§ **What needs to be done**: Everything from the first line down to the line containing "1.62e-3, 2.34e-3, 3.36e-3, 4.83e-3, 6.95e-3, 1.00e-2]" is to be retyped exactly, both ends included, with pictures left out.

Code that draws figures
Start

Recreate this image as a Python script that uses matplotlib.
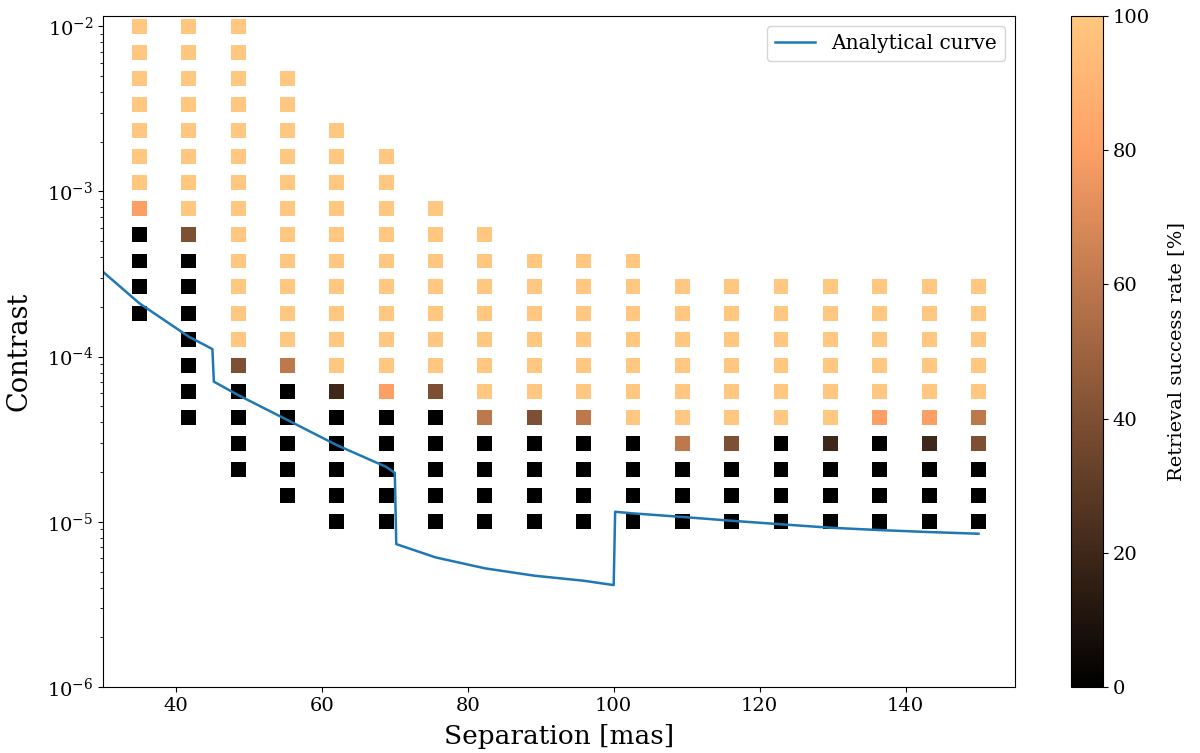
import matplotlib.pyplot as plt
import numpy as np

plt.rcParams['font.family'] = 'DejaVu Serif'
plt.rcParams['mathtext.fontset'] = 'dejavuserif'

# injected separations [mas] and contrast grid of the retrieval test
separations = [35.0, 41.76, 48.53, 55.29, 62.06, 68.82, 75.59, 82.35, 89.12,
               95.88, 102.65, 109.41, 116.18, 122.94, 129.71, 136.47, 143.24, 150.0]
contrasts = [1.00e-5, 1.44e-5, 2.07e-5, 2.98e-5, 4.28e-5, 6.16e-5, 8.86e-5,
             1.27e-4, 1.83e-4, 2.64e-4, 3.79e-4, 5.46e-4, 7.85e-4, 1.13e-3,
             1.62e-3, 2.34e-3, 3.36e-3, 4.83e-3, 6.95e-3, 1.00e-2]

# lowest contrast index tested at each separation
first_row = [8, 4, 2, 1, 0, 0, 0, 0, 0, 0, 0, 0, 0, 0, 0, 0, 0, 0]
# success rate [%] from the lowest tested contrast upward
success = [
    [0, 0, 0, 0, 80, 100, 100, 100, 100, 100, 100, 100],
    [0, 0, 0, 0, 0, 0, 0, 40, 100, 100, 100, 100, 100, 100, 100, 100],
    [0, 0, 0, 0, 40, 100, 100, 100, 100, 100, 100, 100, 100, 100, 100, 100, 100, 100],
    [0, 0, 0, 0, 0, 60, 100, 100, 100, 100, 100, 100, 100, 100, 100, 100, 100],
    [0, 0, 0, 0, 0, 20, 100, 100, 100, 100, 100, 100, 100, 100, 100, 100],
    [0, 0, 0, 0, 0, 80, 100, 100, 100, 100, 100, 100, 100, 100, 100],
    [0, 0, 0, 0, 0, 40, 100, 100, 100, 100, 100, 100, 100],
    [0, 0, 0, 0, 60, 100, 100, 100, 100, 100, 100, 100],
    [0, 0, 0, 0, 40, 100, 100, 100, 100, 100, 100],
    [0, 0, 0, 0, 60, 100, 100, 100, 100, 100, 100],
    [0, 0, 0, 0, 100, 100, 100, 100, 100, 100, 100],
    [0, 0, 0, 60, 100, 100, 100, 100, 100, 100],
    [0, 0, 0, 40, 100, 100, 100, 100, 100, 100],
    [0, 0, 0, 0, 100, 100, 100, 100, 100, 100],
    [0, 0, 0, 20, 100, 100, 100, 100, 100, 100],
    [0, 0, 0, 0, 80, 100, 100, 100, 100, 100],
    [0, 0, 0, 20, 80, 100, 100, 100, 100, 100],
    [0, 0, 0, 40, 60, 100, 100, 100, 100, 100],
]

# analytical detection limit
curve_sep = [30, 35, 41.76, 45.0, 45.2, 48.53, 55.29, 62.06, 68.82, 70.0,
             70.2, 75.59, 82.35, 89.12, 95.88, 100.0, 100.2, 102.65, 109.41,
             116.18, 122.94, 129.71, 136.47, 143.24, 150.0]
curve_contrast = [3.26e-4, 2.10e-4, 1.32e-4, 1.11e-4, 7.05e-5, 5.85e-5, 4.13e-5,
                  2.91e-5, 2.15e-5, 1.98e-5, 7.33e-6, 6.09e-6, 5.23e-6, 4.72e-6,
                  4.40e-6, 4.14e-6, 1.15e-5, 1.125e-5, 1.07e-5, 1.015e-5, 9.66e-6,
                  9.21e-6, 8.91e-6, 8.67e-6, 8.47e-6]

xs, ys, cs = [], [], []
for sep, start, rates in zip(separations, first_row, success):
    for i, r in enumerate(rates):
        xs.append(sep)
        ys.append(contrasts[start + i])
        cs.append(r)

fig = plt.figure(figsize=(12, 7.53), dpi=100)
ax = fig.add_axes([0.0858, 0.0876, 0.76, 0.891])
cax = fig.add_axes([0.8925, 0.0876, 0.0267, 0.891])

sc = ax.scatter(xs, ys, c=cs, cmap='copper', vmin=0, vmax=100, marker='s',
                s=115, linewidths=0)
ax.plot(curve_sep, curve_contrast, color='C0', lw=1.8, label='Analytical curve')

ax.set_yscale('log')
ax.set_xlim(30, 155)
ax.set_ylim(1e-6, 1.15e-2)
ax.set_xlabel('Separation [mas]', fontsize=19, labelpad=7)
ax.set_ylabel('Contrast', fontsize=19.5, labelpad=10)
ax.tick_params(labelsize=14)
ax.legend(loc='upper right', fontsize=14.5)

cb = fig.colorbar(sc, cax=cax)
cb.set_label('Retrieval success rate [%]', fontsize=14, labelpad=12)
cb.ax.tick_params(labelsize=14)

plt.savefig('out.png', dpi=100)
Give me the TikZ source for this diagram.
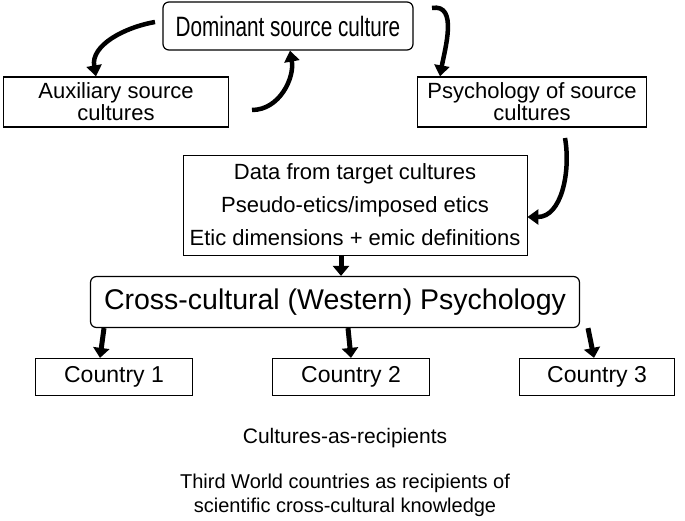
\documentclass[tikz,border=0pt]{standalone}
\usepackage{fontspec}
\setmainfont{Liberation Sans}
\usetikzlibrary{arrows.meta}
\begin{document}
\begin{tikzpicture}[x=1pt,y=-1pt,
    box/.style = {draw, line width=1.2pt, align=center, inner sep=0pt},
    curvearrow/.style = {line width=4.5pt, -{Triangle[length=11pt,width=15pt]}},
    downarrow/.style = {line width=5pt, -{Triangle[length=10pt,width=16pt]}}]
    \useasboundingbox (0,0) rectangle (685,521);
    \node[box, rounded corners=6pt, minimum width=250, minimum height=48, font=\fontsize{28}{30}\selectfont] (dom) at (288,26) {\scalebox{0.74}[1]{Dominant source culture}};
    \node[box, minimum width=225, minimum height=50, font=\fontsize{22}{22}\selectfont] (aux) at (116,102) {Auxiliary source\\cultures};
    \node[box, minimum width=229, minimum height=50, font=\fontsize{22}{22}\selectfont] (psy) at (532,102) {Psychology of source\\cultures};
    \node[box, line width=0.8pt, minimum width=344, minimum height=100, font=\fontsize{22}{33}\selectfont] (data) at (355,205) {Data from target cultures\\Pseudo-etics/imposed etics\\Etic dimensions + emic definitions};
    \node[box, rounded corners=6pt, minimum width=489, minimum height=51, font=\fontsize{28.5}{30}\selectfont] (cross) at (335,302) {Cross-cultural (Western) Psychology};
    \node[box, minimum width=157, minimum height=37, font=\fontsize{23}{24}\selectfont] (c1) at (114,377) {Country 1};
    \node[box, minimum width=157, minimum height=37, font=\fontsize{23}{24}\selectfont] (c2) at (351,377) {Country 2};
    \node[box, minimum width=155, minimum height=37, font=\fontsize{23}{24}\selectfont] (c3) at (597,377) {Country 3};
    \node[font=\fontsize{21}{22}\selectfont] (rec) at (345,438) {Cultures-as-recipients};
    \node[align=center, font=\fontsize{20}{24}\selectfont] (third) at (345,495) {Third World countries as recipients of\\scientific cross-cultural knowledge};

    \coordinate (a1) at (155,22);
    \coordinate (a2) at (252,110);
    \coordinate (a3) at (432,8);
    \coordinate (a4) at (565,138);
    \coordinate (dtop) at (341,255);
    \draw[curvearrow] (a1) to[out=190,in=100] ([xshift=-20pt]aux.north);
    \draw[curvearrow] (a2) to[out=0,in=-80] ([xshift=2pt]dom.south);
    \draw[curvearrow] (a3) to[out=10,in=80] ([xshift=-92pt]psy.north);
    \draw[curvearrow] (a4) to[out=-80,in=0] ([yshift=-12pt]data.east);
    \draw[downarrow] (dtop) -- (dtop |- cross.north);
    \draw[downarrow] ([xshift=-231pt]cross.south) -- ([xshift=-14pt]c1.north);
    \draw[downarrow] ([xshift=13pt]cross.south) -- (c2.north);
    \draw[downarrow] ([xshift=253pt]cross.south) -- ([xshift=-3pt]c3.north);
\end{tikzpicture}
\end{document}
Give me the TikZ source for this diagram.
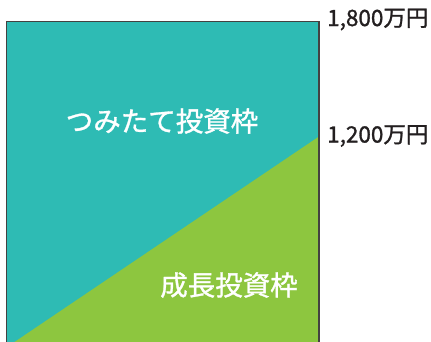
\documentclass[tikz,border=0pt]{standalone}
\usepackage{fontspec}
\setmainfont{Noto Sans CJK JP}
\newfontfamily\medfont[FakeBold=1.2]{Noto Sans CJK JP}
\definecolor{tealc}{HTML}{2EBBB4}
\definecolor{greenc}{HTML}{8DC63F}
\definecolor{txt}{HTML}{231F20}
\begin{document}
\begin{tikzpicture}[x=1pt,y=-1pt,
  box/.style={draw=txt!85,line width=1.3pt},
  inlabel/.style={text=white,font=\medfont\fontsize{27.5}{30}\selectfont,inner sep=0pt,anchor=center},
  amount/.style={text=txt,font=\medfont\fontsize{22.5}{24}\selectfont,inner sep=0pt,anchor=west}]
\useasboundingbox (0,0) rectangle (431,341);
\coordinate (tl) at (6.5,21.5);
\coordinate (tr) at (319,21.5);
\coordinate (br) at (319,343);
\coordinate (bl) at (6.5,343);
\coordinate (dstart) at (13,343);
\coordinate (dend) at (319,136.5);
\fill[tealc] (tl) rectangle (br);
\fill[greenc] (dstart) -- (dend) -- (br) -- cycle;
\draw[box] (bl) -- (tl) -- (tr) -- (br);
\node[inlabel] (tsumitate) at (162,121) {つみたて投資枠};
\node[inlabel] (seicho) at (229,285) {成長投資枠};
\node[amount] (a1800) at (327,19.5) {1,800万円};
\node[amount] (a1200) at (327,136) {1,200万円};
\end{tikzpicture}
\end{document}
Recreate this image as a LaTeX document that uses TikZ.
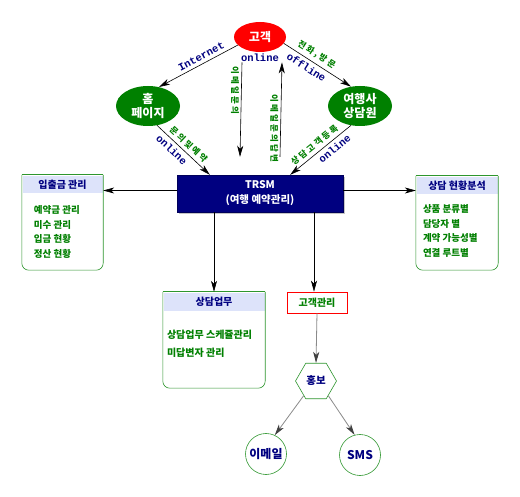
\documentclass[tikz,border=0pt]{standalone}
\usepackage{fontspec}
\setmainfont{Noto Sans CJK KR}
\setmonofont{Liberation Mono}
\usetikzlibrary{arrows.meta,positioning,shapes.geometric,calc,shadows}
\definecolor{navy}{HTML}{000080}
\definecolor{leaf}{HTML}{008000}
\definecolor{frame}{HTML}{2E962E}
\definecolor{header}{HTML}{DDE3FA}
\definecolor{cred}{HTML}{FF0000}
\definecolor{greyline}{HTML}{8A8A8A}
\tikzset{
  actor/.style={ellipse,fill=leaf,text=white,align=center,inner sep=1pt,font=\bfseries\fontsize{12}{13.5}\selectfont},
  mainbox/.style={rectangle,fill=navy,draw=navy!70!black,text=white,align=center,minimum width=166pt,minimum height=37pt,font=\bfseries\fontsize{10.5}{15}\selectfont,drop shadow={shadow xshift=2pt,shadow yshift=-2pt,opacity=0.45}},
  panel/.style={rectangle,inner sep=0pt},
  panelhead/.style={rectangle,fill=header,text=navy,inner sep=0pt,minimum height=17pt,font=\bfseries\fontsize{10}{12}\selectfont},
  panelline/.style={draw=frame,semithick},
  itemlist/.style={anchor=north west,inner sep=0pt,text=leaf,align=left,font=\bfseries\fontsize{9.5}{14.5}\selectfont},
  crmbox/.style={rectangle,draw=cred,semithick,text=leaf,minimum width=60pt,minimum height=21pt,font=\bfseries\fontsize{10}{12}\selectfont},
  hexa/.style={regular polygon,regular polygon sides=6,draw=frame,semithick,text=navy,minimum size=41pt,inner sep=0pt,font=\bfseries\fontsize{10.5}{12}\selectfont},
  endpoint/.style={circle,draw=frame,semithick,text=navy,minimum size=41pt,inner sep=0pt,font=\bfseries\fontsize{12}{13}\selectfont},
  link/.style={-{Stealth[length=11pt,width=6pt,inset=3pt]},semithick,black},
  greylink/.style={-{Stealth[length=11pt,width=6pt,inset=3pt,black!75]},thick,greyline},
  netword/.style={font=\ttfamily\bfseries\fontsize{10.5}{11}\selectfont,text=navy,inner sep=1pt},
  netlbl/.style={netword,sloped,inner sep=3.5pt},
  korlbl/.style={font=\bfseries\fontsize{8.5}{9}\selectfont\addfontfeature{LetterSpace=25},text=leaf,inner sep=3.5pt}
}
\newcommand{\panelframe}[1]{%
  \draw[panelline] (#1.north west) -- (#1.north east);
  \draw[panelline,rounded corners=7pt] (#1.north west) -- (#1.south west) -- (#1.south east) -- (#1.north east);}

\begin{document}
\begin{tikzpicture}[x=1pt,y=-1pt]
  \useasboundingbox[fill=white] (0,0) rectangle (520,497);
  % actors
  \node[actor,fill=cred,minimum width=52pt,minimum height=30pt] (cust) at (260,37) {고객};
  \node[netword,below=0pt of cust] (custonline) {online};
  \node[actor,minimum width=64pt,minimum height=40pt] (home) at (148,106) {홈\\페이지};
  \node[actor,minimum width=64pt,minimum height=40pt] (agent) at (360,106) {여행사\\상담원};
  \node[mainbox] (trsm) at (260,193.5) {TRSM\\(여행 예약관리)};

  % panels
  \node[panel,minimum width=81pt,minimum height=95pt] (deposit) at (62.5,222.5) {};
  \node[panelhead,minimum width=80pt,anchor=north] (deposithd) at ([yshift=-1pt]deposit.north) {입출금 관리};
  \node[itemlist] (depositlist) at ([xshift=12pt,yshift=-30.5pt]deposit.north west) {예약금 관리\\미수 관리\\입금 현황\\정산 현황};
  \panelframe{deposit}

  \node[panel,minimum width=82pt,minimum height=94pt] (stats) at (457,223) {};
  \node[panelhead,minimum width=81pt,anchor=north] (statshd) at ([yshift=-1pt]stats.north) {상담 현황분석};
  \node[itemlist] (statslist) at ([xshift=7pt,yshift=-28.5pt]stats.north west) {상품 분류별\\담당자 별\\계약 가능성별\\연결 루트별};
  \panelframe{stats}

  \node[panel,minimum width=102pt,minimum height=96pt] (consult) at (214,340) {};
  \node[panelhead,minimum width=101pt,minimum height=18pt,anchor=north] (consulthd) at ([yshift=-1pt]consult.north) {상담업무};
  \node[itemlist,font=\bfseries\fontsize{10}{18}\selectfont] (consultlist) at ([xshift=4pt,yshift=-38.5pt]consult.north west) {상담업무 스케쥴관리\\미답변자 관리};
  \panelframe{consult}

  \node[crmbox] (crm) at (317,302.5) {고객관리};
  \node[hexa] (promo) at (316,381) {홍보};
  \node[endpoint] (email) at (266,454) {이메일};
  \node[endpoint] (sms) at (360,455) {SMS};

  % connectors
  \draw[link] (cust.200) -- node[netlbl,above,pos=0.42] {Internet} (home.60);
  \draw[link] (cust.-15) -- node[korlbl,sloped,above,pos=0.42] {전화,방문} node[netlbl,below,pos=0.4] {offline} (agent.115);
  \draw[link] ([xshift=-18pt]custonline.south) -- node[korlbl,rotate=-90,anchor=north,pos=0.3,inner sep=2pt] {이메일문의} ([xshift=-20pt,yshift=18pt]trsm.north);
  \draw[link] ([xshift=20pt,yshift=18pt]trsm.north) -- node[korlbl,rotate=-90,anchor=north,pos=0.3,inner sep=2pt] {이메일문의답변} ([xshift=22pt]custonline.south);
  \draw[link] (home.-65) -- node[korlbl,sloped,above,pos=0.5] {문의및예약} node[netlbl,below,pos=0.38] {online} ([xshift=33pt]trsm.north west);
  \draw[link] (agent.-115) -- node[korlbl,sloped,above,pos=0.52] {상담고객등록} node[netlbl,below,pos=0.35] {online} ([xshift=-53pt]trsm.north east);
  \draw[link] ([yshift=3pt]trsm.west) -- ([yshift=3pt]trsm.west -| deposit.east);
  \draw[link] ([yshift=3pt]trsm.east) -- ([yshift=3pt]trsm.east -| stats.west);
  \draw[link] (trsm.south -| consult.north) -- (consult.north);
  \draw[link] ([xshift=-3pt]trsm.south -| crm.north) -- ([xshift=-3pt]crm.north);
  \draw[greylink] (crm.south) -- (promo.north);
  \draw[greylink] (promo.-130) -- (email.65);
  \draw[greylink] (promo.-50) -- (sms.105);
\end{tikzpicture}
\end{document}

End

§ **Result**:
Recreate this image as a Python script that uses matplotlib.
import matplotlib.pyplot as plt
import numpy as np

plt.rcParams['font.family'] = 'DejaVu Serif'
plt.rcParams['mathtext.fontset'] = 'dejavuserif'

# injected separations [mas] and contrast grid of the retrieval test
separations = [35.0, 41.76, 48.53, 55.29, 62.06, 68.82, 75.59, 82.35, 89.12,
               95.88, 102.65, 109.41, 116.18, 122.94, 129.71, 136.47, 143.24, 150.0]
contrasts = [1.00e-5, 1.44e-5, 2.07e-5, 2.98e-5, 4.28e-5, 6.16e-5, 8.86e-5,
             1.27e-4, 1.83e-4, 2.64e-4, 3.79e-4, 5.46e-4, 7.85e-4, 1.13e-3,
             1.62e-3, 2.34e-3, 3.36e-3, 4.83e-3, 6.95e-3, 1.00e-2]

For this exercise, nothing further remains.